**What the exercise asks**. Your task is to transcribe all of the data below exactly, omitting the images.

**Supplied material**.
....

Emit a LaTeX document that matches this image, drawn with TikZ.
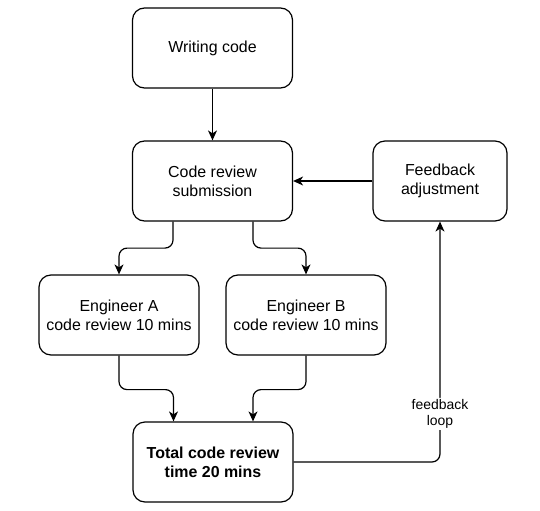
\documentclass[tikz,border=0pt]{standalone}
\usepackage{fontspec}
\setmainfont{Liberation Sans}
\usetikzlibrary{arrows.meta}
\begin{document}
\begin{tikzpicture}[x=1bp,y=-1bp,
    box/.style={draw,line width=1.2bp,rounded corners=12bp,minimum width=160bp,
      minimum height=80bp,inner sep=0pt,align=center,font=\fontsize{16}{19}\selectfont},
    link/.style={line width=1.2bp,rounded corners=8bp,-{Stealth[length=10bp,width=9bp,inset=3bp]}}]
      \useasboundingbox (0,0) rectangle (540,511);
      \draw
        (212.5,48) node[box] (write){Writing code}
        (212.5,181) node[box] (review){Code review\\submission}
        (440,181) node[box,minimum width=134bp] (feedback){Feedback\\adjustment}
        (119,315) node[box] (engA){Engineer A\\code review 10 mins}
        (306,315) node[box] (engB){Engineer B\\code review 10 mins}
        (213,462) node[box,font=\fontsize{16}{19}\selectfont\bfseries] (total){Total code review\\time 20 mins};
      \begin{scope}[link]
        \draw (write) to (review);
        \draw (feedback) to (review);
        \draw ([xshift=-39.5bp]review.south) -- ++(0,26.5) -| (engA.north);
        \draw ([xshift=40.5bp]review.south) -- ++(0,26.5) -| (engB.north);
        \draw (engA.south) -- ++(0,34) -| ([xshift=-39.5bp]total.north);
        \draw (engB.south) -- ++(0,34) -| ([xshift=40bp]total.north);
        \draw (total.east) -| node[pos=0.6,fill=white,align=center,inner sep=1bp,
          font=\fontsize{14}{17}\selectfont] (loop){feedback\\loop} (feedback.south);
      \end{scope}
    \end{tikzpicture}
\end{document}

....

**Solution**.
Emit a LaTeX document that matches this image, drawn with TikZ.
\documentclass[tikz,border=0pt]{standalone}
\usepackage{fontspec}
\setmainfont{Liberation Sans}
\usetikzlibrary{arrows.meta}
\begin{document}
\begin{tikzpicture}[x=1bp,y=-1bp,
    box/.style={draw,line width=1.2bp,rounded corners=12bp,minimum width=160bp,
      minimum height=80bp,inner sep=0pt,align=center,font=\fontsize{16}{19}\selectfont},
    link/.style={line width=1.2bp,rounded corners=8bp,-{Stealth[length=10bp,width=9bp,inset=3bp]}}]
      \useasboundingbox (0,0) rectangle (540,511);
      \draw
        (212.5,48) node[box] (write){Writing code}
        (212.5,181) node[box] (review){Code review\\submission}
        (440,181) node[box,minimum width=134bp] (feedback){Feedback\\adjustment}
        (119,315) node[box] (engA){Engineer A\\code review 10 mins}
        (306,315) node[box] (engB){Engineer B\\code review 10 mins}
        (213,462) node[box,font=\fontsize{16}{19}\selectfont\bfseries] (total){Total code review\\time 20 mins};
      \begin{scope}[link]
        \draw (write) to (review);
        \draw (feedback) to (review);
        \draw ([xshift=-39.5bp]review.south) -- ++(0,26.5) -| (engA.north);
        \draw ([xshift=40.5bp]review.south) -- ++(0,26.5) -| (engB.north);
        \draw (engA.south) -- ++(0,34) -| ([xshift=-39.5bp]total.north);
        \draw (engB.south) -- ++(0,34) -| ([xshift=40bp]total.north);
        \draw (total.east) -| node[pos=0.6,fill=white,align=center,inner sep=1bp,
          font=\fontsize{14}{17}\selectfont] (loop){feedback\\loop} (feedback.south);
      \end{scope}
    \end{tikzpicture}
\end{document}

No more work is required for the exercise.